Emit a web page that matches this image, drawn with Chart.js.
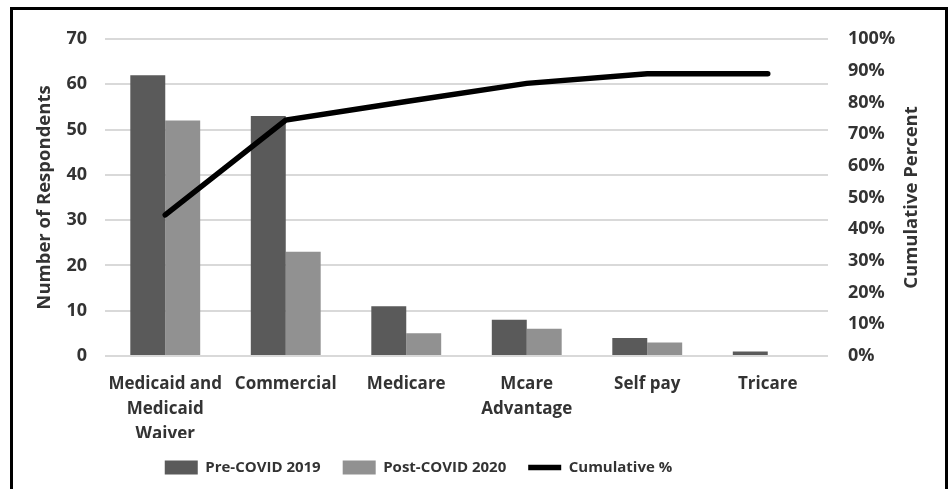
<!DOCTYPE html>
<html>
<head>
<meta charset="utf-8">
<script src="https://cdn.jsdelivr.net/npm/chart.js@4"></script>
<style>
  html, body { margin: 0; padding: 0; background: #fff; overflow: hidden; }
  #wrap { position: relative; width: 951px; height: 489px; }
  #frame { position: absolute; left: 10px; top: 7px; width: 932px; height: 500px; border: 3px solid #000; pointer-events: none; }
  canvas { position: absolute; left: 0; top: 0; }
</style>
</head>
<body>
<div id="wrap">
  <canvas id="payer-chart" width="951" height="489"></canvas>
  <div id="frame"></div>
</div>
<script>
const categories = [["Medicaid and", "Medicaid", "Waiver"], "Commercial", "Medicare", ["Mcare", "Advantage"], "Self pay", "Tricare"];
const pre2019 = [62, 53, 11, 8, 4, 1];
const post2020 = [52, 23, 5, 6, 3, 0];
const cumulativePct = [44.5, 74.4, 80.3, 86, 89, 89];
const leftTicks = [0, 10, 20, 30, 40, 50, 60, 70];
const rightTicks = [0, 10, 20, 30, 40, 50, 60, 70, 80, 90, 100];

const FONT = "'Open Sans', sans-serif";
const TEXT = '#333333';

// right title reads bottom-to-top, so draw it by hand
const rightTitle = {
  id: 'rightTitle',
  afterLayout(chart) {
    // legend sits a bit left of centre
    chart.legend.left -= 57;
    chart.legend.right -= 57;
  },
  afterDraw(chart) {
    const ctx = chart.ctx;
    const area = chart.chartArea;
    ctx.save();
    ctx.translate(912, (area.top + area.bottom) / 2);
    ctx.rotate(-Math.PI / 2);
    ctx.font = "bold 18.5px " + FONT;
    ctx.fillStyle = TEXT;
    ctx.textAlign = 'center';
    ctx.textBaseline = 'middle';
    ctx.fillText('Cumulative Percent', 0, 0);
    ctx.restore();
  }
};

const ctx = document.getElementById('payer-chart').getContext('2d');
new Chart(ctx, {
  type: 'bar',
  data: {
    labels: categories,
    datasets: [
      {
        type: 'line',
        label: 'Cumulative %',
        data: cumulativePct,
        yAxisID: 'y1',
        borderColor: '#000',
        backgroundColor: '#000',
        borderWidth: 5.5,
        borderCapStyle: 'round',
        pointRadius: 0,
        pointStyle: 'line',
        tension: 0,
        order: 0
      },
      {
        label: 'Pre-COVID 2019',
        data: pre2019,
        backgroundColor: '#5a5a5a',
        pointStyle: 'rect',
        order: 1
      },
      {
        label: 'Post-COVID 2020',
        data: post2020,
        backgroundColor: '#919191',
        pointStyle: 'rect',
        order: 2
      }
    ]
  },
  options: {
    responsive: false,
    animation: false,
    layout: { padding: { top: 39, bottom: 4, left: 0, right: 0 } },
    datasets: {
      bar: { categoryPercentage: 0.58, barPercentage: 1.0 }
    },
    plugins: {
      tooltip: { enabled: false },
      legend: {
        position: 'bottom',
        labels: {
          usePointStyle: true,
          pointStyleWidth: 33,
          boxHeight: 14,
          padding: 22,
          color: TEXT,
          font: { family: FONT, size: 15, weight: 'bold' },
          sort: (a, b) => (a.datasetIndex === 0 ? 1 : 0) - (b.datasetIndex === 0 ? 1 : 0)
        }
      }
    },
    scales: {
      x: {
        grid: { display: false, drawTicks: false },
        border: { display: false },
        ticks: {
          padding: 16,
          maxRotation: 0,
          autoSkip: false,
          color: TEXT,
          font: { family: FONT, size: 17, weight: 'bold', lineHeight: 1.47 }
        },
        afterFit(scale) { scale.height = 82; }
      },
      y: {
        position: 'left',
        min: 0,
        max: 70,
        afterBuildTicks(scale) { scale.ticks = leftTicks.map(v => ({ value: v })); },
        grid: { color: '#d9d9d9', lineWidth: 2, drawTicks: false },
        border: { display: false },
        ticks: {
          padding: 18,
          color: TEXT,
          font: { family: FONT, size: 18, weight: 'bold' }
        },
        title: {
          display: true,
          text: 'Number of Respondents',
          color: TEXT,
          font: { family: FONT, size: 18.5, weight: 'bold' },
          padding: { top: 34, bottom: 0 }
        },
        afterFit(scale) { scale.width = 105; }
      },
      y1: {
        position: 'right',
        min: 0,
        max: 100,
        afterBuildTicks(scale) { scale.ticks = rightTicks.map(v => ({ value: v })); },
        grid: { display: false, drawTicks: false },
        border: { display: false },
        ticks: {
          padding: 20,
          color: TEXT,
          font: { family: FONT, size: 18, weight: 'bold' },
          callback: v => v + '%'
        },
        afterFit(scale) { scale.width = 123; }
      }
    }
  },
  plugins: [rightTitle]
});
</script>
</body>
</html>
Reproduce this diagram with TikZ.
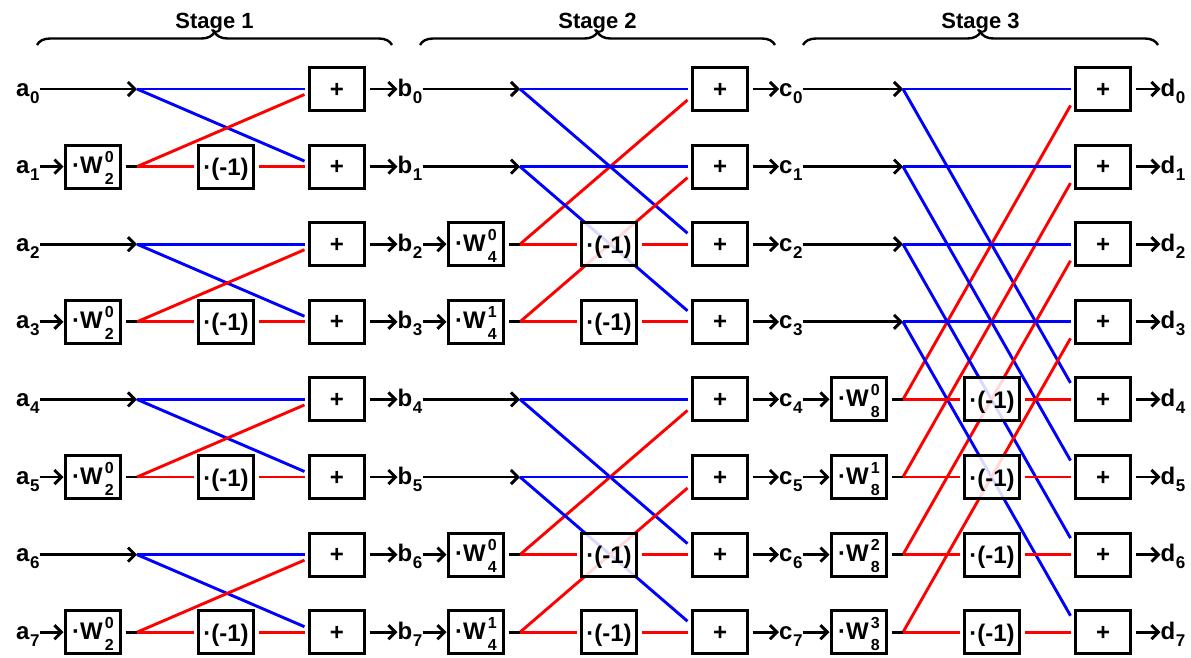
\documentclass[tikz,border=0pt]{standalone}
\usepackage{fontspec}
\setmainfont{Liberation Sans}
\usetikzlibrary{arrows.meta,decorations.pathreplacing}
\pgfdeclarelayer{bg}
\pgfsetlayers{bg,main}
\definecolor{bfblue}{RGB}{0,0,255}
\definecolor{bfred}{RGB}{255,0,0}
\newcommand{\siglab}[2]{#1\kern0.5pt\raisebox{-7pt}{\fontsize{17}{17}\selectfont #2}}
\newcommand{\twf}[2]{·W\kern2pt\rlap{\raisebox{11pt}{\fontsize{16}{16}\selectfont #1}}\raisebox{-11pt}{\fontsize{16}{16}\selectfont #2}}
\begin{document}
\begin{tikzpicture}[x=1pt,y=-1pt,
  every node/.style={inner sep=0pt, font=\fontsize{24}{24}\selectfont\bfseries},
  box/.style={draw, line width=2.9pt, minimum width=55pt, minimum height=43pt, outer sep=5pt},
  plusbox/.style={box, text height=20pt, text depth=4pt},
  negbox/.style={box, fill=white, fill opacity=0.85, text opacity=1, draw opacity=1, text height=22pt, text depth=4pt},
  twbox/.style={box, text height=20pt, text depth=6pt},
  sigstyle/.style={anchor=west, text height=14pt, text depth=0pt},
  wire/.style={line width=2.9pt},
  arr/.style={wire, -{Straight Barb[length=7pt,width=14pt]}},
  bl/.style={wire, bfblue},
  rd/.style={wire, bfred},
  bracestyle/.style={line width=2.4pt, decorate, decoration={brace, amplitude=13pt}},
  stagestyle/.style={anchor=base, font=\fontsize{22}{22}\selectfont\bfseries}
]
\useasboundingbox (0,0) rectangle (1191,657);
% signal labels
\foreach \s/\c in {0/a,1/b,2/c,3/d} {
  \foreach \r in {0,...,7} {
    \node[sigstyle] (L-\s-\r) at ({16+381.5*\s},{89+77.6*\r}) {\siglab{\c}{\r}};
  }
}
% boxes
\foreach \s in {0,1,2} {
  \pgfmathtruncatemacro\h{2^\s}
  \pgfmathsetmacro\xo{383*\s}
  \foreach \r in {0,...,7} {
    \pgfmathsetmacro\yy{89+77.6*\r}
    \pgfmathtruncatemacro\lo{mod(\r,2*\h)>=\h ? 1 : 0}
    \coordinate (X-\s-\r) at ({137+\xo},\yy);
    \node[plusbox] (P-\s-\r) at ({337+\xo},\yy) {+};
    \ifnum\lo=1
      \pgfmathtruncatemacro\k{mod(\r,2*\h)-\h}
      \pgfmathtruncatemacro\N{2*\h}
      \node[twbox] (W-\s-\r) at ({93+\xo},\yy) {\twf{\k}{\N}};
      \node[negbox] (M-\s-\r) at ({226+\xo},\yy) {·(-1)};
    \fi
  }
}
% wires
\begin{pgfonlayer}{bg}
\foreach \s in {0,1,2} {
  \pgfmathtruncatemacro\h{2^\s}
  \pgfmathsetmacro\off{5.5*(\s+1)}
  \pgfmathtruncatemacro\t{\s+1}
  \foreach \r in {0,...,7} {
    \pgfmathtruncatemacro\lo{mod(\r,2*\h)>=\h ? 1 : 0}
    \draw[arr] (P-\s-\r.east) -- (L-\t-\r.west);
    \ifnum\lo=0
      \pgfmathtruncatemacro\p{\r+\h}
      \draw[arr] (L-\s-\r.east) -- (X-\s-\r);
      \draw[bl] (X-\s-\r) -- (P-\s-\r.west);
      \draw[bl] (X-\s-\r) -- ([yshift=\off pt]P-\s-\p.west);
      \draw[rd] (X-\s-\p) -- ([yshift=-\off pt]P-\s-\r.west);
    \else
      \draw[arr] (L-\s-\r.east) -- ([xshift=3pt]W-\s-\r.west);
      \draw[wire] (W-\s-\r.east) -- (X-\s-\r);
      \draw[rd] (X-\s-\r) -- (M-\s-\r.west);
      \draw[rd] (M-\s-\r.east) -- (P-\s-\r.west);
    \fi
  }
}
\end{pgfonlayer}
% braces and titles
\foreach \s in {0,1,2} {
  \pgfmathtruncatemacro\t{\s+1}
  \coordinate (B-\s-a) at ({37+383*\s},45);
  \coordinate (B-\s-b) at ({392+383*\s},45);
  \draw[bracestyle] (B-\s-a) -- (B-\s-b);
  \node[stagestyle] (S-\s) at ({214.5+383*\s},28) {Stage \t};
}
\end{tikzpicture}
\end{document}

| EXERCISE REQUIREMENTS |
Look through the lines above and collect those with the word "this".

| THE ANSWER |
Emit a web page that matches this image, drawn with Chart.js.
Reproduce this diagram with TikZ.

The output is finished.